EXERCISE GOAL:
Gather every line below where "chart" appears.

EXTRACTED DATA:
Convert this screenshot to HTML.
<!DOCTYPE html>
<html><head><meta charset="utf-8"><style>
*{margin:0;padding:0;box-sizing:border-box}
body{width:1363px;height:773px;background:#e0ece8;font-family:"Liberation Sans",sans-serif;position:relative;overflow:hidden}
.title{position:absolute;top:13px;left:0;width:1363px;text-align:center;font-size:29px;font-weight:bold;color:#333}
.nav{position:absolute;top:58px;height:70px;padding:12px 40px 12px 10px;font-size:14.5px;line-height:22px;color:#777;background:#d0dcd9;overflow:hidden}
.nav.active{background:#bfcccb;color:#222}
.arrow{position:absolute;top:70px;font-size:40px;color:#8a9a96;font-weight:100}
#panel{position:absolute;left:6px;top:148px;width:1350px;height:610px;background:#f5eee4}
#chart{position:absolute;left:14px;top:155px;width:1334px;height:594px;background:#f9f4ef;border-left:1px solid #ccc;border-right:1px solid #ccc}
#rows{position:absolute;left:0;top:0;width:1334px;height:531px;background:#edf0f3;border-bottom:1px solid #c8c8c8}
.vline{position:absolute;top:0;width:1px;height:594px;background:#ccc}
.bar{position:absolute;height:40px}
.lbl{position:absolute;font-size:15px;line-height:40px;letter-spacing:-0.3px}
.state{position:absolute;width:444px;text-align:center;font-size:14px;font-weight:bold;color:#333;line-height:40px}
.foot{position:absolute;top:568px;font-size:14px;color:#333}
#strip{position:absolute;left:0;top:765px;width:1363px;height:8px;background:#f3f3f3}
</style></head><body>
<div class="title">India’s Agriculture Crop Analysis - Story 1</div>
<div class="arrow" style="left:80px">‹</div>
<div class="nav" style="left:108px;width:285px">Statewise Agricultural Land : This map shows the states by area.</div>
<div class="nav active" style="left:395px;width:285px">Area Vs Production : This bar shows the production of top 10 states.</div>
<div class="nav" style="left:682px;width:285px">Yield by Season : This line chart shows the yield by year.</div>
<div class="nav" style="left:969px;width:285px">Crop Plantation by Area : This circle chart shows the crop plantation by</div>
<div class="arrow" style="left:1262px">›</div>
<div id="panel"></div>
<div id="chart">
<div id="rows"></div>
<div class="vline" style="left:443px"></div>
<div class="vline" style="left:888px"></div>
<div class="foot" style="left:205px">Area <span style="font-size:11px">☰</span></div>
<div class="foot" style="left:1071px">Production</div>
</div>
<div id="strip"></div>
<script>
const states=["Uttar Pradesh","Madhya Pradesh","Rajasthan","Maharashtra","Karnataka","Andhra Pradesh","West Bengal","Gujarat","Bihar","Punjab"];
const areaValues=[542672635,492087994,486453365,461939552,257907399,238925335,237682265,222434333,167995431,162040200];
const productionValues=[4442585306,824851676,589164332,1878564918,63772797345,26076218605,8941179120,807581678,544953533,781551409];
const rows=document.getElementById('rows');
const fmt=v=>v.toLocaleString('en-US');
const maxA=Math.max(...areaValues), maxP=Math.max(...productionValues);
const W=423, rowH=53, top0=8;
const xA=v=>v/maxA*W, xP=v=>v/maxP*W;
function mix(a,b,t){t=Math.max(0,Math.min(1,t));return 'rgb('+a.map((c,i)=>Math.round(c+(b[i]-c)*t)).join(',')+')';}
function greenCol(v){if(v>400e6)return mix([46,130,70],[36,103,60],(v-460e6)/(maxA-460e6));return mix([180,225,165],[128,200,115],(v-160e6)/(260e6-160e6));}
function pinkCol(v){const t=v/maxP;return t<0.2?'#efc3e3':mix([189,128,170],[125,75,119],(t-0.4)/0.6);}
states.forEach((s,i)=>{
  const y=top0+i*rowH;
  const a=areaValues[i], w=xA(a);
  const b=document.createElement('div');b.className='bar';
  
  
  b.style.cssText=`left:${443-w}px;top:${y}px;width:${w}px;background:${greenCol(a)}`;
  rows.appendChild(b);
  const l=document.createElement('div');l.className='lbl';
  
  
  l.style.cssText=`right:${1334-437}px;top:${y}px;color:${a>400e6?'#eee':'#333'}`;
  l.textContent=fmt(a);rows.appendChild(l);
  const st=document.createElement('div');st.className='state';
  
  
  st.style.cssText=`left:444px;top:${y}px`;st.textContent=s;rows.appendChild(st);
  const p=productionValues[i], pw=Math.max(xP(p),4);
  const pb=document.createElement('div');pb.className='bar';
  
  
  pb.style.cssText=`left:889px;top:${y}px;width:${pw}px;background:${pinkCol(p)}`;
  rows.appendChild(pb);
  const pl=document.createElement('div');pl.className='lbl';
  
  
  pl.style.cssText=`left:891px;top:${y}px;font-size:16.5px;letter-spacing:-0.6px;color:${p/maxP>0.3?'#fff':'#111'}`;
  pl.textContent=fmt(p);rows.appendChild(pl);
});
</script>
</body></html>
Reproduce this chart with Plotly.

TASK RESULT:
#chart{position:absolute;left:14px;top:155px;width:1334px;height:594px;background:#f9f4ef;border-left:1px solid #ccc;border-right:1px solid #ccc}
<div class="nav" style="left:682px;width:285px">Yield by Season : This line chart shows the yield by year.</div>
<div class="nav" style="left:969px;width:285px">Crop Plantation by Area : This circle chart shows the crop plantation by</div>
<div id="chart">
Reproduce this chart with Plotly.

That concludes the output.